WHEREAS, the Farmland Assessment Act also provides for a levy of rollback tax if the use of the land changes from agriculture or horticulture; as a result, any qualified land that changes from an eligible agricultural or horticultural use to some other non-farm use, which includes the abandonment of agricultural activity, is subject to rollback taxes; and

WHEREAS, the rollback tax liability is for the year in which the change takes place, and for each of the two tax years immediately preceding in which the land was valued, assessed and taxed under the Act; and

WHEREAS, the liability for rollback taxes attaches to the land at the time a change in use of the land occurs but not when a change in ownership takes place if the new owner continues to maintain the land in an active agricultural or horticultural use in conformity with the requirements of the Act; and

WHEREAS, periodically, certain provisions of the Farmland Assessment Act have been questioned and come under the scrutiny of legislators and other policymakers,  although historically such scrutiny has resulted in adjustments and improvements in the implementation of the act; and

WHEREAS, if the rollback period were lengthened, such a change would be tantamount to a reduction in the value of the land.  The impact of lengthening the rollback period would mean that sizable acreage would go out of agriculture because any increase in the length of the rollback period would adversely impact the ability to remain in farming and retain farmland.  For many farmers the ability to remain in agriculture stems not only from current financial returns, but also from increasing the value of their farmland; and

WHEREAS, in order to develop objective information on the program’s basic qualification criteria, the New Jersey Department of Agriculture commissioned a study by Cook College, Rutgers University; and

WHEREAS, the study, issued in January 1999, provided objective, quantitative information regarding possible impacts resulting from changes to the program’s qualification criteria; however, the study did not provide any recommendations concerning its findings; and

WHEREAS, to fully evaluate the economic analysis and findings of the Cook College report and to develop recommendations, a Farmland Assessment Review Committee was created by the New Jersey Department of Agriculture; and

WHEREAS, in the recommendations of the Farmland Assessment Review Committee prepared in March 2001, the Committee looked at the findings of the May 4, 1999 study Farmland Assessment in New Jersey: Effects of Revisions in Eligibility Requirements on Land Use, Open Space and Municipal Finance and strongly recommended that the current minimum acreage, rollback, and revenue requirements remain unchanged.

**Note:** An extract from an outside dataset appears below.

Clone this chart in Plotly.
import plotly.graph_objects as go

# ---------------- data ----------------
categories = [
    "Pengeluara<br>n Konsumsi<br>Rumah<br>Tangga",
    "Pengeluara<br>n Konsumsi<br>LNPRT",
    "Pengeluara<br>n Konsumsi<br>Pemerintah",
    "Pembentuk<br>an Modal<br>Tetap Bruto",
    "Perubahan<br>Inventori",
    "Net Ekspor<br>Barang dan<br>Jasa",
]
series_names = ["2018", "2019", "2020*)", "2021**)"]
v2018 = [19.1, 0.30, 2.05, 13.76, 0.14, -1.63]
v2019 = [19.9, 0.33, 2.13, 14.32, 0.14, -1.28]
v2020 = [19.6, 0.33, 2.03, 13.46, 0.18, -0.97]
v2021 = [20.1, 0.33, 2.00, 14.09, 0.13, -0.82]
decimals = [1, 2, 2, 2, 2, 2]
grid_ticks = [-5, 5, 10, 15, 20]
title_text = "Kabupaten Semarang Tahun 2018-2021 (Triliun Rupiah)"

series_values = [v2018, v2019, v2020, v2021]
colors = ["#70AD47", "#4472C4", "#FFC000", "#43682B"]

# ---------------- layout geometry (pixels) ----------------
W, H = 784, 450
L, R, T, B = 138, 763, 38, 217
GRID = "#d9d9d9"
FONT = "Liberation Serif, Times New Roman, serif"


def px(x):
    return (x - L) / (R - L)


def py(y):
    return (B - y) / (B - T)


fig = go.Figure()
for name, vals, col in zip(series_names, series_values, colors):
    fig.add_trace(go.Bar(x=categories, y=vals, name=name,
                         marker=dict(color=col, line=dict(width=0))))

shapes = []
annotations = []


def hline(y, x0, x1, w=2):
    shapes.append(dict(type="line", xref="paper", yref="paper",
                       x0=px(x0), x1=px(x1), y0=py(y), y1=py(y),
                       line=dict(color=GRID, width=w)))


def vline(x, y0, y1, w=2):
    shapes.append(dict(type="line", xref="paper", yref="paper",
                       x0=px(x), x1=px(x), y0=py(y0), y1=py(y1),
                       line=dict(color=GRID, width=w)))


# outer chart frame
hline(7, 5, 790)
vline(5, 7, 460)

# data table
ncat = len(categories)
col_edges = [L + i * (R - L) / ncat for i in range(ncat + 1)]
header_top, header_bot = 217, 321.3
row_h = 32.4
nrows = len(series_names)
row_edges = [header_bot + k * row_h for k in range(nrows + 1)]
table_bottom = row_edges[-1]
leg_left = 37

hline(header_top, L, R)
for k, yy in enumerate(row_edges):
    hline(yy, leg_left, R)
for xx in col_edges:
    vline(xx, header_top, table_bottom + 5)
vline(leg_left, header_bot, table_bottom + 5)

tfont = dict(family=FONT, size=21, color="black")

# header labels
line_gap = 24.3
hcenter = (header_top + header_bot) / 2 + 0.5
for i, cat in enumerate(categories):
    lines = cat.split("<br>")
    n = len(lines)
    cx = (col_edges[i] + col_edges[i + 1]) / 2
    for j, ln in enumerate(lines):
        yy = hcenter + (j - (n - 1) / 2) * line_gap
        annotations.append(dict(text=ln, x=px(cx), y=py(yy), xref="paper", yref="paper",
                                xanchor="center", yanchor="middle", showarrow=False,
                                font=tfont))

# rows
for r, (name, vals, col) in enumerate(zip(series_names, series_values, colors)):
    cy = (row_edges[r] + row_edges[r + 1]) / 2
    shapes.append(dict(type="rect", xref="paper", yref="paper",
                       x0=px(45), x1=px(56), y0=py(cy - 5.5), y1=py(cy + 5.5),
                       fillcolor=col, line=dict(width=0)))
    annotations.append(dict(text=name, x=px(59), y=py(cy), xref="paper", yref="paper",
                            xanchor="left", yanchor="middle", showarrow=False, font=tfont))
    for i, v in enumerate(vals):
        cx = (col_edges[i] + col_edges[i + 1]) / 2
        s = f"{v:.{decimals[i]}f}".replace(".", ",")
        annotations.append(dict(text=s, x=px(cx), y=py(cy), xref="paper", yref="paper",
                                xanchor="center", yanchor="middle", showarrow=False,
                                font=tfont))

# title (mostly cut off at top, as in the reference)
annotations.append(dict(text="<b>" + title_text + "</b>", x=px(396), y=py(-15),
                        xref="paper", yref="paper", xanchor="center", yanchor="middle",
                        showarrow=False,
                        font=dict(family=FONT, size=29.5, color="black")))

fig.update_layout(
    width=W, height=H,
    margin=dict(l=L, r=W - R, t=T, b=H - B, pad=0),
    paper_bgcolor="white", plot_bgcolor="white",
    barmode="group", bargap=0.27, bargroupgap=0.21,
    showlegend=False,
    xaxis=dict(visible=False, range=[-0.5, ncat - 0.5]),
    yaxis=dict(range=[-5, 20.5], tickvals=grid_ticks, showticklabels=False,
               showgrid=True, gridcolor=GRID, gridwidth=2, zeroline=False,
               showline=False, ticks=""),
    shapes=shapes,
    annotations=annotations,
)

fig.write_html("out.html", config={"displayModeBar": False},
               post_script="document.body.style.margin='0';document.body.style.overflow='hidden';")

NOW, THEREFORE, BE IT RESOLVED, that we, the delegates to the 93rd State Agricultural Convention, assembled in Cherry Hill, New Jersey, on February 6, 2008, reaffirm the paramount importance that farmland assessment has in providing equitable agricultural taxes on farmland and woodland actively devoted to an agricultural or horticultural use.

BE IT FURTHER RESOLVED, that we call on the Department and Rutgers University to update the study issued in January 1999 on the possible impacts of changes to the Farmland Assessment Act.

BE IT FURTHER RESOLVED, that we urge the Department to work with appropriate agencies and industry representatives to conduct an educational campaign that informs the public about the benefits of farmland assessment, not only for farmers but for the communities in which they exist.

BE IT FURTHER RESOLVED, that we, the delegates, strongly oppose changing the eligibility criteria in the Farmland Assessment Act, including any increase in the rollback period.

BE IT FURTHER RESOLVED, that we direct the Department to forward a copy of this resolution to the Legislature to draw their attention to the agricultural community’s concerns on this issue.